Behavioural Economics and Cognitive Dissonance

Since its inception, the FCA have shown a keen interest in Behavioural Economics. Their first Occasional Paper, released in April 2013, was based on “Thinking, Fast and Slow” by Professor Daniel Kahneman, and focussed on consumer choice and the ways in which consumers’ decisions can be knowingly (or unknowingly) shaped by firms.

In their most recent publications on the topic (Occasional Papers 24 & 25), the FCA transfer this thinking into the world of compliance within firms. While the paper draws from a number of sources, it is firmly based on the work of Professor Dan Ariely.

Creating a culture of compliance

In works such as the “The Honest Truth about Dishonesty”, Ariely has discussed our ability to rationalise imperfect choices. He demonstrates this through a simple honesty test through which he finds that good, ordinary, decent people (just like you and me) are able to rationalise a mild level of dishonesty.

The key point is that these rationalisations such as “Everyone does it”, “It’s only fair”, “It doesn’t hurt anyone” and “It’s not my responsibility” sit at the heart of almost every enforcement action we have seen in recent years. Ordinary, fundamentally honest individuals are capable of making poor decisions that then lead to adverse consequences for both them and their firms.

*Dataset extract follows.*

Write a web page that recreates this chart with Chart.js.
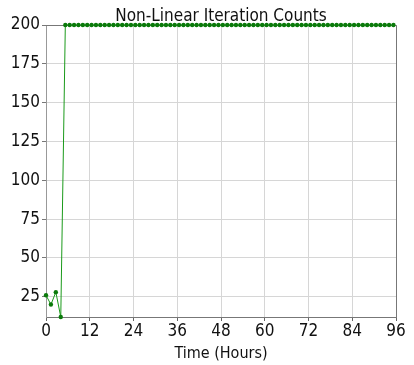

What is perhaps more interesting is what can be done to counter these rationalisations. Here, Ariely’s work is more optimistic. In particular, he has found that value codes, and reminders of value codes, create that vital pause between “can” and “do” into which the word “should” forces its way. Ultimately, the Financial Services Industry needs to generate a culture in which decisions are taken on the basis of “I know I can do this, but should I do this?”. Developing this mindset creates that vital sense of ownership and engagement which the FCA is so focussed on at the moment.

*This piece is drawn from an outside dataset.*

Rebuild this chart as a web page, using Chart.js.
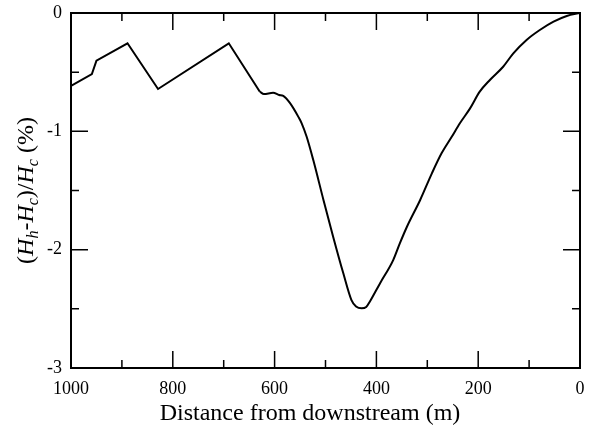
<!DOCTYPE html>
<html>
<head>
<meta charset="utf-8">
<script src="https://cdn.jsdelivr.net/npm/chart.js@4"></script>
<style>
  html, body { margin: 0; padding: 0; background: #fff; }
  #wrap { width: 589px; height: 426px; }
</style>
</head>
<body>
<div id="wrap"><canvas id="c" width="589" height="426"></canvas></div>
<script>
// Distance from the downstream end (m)
const distance = [
  1000, 959, 950, 889, 829, 690, 629, 621, 603, 591, 583, 570, 553, 547, 537,
  524, 504, 485, 465, 449, 440, 429, 420, 413, 393, 367, 354, 340, 314, 291,
  272, 252, 236, 216, 197, 177, 151, 131, 105, 79, 52, 26, 0
];
// Relative head difference (Hh - Hc)/Hc in percent
const deviation = [
  -0.615, -0.516, -0.403, -0.256, -0.642, -0.256, -0.665, -0.685, -0.674, -0.693,
  -0.700, -0.760, -0.880, -0.930, -1.046, -1.243, -1.580, -1.890, -2.200, -2.426,
  -2.480, -2.496, -2.485, -2.440, -2.285, -2.088, -1.947, -1.806, -1.580, -1.355,
  -1.186, -1.046, -0.932, -0.806, -0.665, -0.566, -0.454, -0.341, -0.228, -0.144,
  -0.073, -0.025, 0
];
const xTickLabels = [1000, 800, 600, 400, 200, 0];
const xMinorTicks = [900, 700, 500, 300, 100];
const yTickLabels = [0, -1, -2, -3];
const yMinorTicks = [-0.5, -1.5, -2.5];
const xTitle = 'Distance from downstream (m)';

// The upstream reach is drawn as straight segments, the rest as a smooth curve
const smoothFrom = 6;

const SERIF = "'Liberation Serif', 'DejaVu Serif', serif";

// Frame with inward major/minor ticks on all four sides
const framePlugin = {
  id: 'frame',
  afterDraw(chart) {
    const { ctx, chartArea: a, scales } = chart;
    const xs = scales.x, ys = scales.y;
    ctx.save();
    ctx.strokeStyle = '#000';
    ctx.lineWidth = 1.5;
    const tick = (vals, len, horiz) => {
      vals.forEach(v => {
        ctx.beginPath();
        if (horiz) {
          const px = xs.getPixelForValue(v);
          ctx.moveTo(px, a.bottom); ctx.lineTo(px, a.bottom - len);
          ctx.moveTo(px, a.top); ctx.lineTo(px, a.top + len);
        } else {
          const py = ys.getPixelForValue(v);
          ctx.moveTo(a.left, py); ctx.lineTo(a.left + len, py);
          ctx.moveTo(a.right, py); ctx.lineTo(a.right - len, py);
        }
        ctx.stroke();
      });
    };
    tick(xTickLabels, 17, true);
    tick(xMinorTicks, 8, true);
    tick(yTickLabels, 17, false);
    tick(yMinorTicks, 8, false);
    ctx.lineWidth = 2;
    ctx.strokeRect(a.left, a.top, a.right - a.left, a.bottom - a.top);
    ctx.restore();
  }
};

// Axis titles; the y title uses italic symbols with subscripts
const titlePlugin = {
  id: 'titles',
  afterDraw(chart) {
    const { ctx, chartArea: a } = chart;
    ctx.save();
    ctx.fillStyle = '#000';
    ctx.textBaseline = 'alphabetic';
    ctx.font = '24px ' + SERIF;
    ctx.textAlign = 'center';
    ctx.fillText(xTitle, 310, 420);

    const parts = [
      { t: '(', f: '24px ' + SERIF, dy: 0 },
      { t: 'H', f: 'italic 24px ' + SERIF, dy: 0 },
      { t: 'h', f: 'italic 16px ' + SERIF, dy: 5 },
      { t: '-', f: '24px ' + SERIF, dy: 0 },
      { t: 'H', f: 'italic 24px ' + SERIF, dy: 0 },
      { t: 'c', f: 'italic 16px ' + SERIF, dy: 5 },
      { t: ')/', f: '24px ' + SERIF, dy: 0 },
      { t: 'H', f: 'italic 24px ' + SERIF, dy: 0 },
      { t: 'c', f: 'italic 16px ' + SERIF, dy: 5 },
      { t: ' (%)', f: '24px ' + SERIF, dy: 0 }
    ];
    ctx.textAlign = 'left';
    let total = 0;
    parts.forEach(p => { ctx.font = p.f; p.w = ctx.measureText(p.t).width; total += p.w; });
    ctx.translate(33, (a.top + a.bottom) / 2);
    ctx.rotate(-Math.PI / 2);
    let x = -total / 2;
    parts.forEach(p => { ctx.font = p.f; ctx.fillText(p.t, x, p.dy); x += p.w; });
    ctx.restore();
  }
};

const noScalePadding = s => {
  s.paddingTop = 0; s.paddingBottom = 0; s.paddingLeft = 0; s.paddingRight = 0;
};

const points = distance.map((d, i) => ({ x: d, y: deviation[i] }));
const lineStyle = { borderColor: '#000', borderWidth: 2, pointRadius: 0, fill: false };

new Chart(document.getElementById('c'), {
  type: 'line',
  data: {
    datasets: [
      Object.assign({ data: points.slice(0, smoothFrom + 1), tension: 0 }, lineStyle),
      Object.assign({ data: points.slice(smoothFrom), cubicInterpolationMode: 'monotone' }, lineStyle)
    ]
  },
  options: {
    responsive: false,
    animation: false,
    devicePixelRatio: 1,
    layout: { padding: { top: 13, right: 9, left: 0, bottom: 0 } },
    plugins: { legend: { display: false }, tooltip: { enabled: false } },
    scales: {
      x: {
        type: 'linear', reverse: true, min: 0, max: 1000,
        afterBuildTicks: s => { s.ticks = xTickLabels.map(v => ({ value: v })); },
        afterFit: s => { s.height = 58; noScalePadding(s); },
        grid: { display: false, drawTicks: false },
        border: { display: false },
        ticks: {
          color: '#000', padding: 10, maxRotation: 0,
          font: { family: SERIF, size: 18 },
          callback: v => String(v)
        }
      },
      y: {
        type: 'linear', min: -3, max: 0,
        afterBuildTicks: s => { s.ticks = yTickLabels.map(v => ({ value: v })); },
        afterFit: s => { s.width = 71; noScalePadding(s); },
        grid: { display: false, drawTicks: false },
        border: { display: false },
        ticks: {
          color: '#000', padding: 9,
          font: { family: SERIF, size: 18 },
          callback: v => String(v)
        }
      }
    }
  },
  plugins: [framePlugin, titlePlugin]
});
</script>
</body>
</html>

Clearly, there are other issues involved in making a “Compliance Culture” work within a firm, linked to remuneration, rewards and the culture of the business. However, ownership and engagement by every individual are vital.

Dan Ariely’s ‘The Truth about Dishonesty’ is an excellent example of this.

What does this mean in terms of training?

In Eukleia’s experience these insights from the world of Behavioural Psychology have proved particularly effective in stimulating vibrant classroom discussions and creating a new way of thinking about the challenges Compliance and Risk face in our markets.